Advantages and Limitations
Analyzing control securities is a powerful tool, but it's not a silver bullet. It's essential to understand both its strengths and its weaknesses.
Strengths
- Unfiltered Information: Unlike a CEO's carefully crafted statements in a press release, an insider trade is a cold, hard fact. It shows what they are doing with their own money, not what they want you to think.
- Highlights Alignment: It's the best and quickest way to gauge if management's financial interests are aligned with yours. This is a cornerstone of good corporate governance and a key factor in long-term investment success.
- Simplicity and Accessibility: The data is free, public, and relatively easy to understand. Any individual investor can look up the same information that a high-paid hedge fund manager does.
Weaknesses & Common Pitfalls
- Selling is a Noisy Signal: As mentioned, insiders sell for countless reasons. A CEO might sell 5% of their holdings to diversify a portfolio that is 99% concentrated in one stock. This is a prudent financial move, not a bearish signal on the company. Always prioritize buying signals over selling signals.

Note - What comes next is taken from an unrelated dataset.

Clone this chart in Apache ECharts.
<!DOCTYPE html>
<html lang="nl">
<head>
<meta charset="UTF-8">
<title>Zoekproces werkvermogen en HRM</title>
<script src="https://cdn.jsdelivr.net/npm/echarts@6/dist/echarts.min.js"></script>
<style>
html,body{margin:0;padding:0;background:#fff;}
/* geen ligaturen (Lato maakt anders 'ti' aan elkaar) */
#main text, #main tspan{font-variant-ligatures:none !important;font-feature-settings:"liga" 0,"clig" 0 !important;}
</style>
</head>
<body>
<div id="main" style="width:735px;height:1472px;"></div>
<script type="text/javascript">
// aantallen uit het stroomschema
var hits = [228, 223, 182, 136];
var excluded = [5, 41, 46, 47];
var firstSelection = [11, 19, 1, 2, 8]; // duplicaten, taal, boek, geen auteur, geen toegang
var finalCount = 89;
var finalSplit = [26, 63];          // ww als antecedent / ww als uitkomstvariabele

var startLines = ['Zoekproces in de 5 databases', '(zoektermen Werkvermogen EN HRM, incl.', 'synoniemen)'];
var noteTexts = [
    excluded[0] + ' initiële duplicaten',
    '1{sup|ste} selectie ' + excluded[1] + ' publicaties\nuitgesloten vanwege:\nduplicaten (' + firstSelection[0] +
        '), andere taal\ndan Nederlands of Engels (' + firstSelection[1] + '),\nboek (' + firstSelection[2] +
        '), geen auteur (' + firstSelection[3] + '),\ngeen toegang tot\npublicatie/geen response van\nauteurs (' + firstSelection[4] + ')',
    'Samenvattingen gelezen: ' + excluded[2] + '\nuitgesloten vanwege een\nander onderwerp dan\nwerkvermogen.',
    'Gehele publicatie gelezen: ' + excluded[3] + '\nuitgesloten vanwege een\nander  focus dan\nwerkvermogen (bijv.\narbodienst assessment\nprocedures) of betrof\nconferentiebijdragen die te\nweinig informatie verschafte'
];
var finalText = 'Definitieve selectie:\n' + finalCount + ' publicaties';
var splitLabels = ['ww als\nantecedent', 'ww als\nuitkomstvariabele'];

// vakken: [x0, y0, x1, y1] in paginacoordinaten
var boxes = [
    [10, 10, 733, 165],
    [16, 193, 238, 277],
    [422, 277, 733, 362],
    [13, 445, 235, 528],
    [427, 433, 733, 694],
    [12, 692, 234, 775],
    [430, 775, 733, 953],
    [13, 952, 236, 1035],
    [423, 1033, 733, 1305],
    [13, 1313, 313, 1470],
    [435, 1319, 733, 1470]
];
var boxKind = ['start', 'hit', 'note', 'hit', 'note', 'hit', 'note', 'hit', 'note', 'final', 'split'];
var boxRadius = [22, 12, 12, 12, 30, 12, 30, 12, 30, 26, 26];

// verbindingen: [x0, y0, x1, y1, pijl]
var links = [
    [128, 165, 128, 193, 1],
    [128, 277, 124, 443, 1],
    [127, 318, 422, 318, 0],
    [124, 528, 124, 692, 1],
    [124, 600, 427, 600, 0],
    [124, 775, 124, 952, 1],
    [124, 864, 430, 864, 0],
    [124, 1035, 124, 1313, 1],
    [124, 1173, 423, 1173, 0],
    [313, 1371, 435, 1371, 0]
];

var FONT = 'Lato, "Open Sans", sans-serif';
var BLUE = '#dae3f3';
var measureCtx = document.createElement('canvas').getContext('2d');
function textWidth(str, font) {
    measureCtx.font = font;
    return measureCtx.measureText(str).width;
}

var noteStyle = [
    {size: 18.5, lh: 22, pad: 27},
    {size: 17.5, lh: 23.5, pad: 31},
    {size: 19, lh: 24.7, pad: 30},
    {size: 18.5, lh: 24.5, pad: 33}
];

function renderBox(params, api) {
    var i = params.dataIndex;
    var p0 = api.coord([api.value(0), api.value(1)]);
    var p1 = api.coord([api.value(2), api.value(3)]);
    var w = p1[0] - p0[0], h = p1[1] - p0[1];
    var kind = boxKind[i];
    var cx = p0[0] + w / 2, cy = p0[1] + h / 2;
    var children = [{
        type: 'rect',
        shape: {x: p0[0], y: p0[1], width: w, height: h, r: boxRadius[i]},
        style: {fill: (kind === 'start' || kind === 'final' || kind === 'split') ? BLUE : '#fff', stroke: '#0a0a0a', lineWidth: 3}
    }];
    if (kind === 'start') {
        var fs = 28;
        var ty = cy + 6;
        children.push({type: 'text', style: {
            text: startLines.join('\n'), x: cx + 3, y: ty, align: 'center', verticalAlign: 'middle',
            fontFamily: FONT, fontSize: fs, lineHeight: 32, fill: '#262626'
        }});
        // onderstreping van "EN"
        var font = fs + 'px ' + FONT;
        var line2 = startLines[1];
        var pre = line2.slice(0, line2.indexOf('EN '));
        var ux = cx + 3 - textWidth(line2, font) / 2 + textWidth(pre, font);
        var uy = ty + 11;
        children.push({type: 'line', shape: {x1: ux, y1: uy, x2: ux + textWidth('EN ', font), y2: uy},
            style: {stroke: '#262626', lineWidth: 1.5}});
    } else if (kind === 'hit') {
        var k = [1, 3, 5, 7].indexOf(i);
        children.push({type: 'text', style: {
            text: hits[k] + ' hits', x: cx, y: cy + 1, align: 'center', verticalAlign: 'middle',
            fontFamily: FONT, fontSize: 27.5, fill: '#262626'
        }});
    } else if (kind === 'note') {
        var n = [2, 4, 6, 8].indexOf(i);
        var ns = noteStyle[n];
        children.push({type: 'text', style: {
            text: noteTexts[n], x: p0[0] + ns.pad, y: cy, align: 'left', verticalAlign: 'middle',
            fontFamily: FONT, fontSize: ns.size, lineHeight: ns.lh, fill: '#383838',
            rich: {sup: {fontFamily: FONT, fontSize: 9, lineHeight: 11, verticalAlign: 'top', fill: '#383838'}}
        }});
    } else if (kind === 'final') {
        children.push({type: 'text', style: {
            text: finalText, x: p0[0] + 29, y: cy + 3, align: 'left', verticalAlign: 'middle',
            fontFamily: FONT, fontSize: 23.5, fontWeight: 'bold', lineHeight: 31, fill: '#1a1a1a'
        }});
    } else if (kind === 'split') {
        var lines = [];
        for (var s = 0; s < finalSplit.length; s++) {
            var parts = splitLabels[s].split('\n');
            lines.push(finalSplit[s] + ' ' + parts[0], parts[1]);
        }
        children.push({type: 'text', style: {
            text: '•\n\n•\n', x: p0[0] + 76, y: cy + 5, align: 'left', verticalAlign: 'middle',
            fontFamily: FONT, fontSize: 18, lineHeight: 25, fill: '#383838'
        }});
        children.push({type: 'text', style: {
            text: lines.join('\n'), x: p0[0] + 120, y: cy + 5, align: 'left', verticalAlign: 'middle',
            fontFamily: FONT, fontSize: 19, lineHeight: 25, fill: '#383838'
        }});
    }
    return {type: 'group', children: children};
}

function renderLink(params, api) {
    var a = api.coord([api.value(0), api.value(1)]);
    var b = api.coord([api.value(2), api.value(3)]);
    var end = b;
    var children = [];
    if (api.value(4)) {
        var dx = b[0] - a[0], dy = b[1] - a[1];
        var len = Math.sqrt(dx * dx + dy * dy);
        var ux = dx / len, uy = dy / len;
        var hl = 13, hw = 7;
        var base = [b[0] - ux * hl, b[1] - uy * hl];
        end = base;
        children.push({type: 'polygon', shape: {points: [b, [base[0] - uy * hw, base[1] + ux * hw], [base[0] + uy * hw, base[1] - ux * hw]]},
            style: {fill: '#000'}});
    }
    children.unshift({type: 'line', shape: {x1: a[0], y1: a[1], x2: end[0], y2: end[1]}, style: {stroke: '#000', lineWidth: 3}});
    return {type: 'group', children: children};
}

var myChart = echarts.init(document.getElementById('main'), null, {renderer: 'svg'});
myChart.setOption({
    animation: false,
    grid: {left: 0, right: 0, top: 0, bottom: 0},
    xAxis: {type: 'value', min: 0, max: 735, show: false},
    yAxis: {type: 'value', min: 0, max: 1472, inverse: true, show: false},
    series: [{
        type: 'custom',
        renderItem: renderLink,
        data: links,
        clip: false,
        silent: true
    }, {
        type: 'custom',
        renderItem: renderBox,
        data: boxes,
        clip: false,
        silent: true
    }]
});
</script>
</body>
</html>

- The Entrenchment Risk: A founder or family with an iron grip (e.g., >50% ownership) can be a major risk. They can make poor decisions, engage in self-dealing (e.g., hiring unqualified relatives), or resist a beneficial takeover offer, all without fear of being fired. This can be a huge detriment to minority shareholders. This is also known as the principal_agent_problem.
- Context is Everything: Insider ownership means more in a small, young company than in a massive, mature blue-chip. The CEO of Microsoft will never own 20% of the company, and that's okay. You must compare a company's insider ownership to its peers and its own history.
- It's Not a Timing Tool: Insider trading data is a piece of your fundamental research, not a get-rich-quick indicator. By the time a Form 4 is filed, the market may have already moved. Use it to build conviction in a long-term thesis, not to time short-term trades.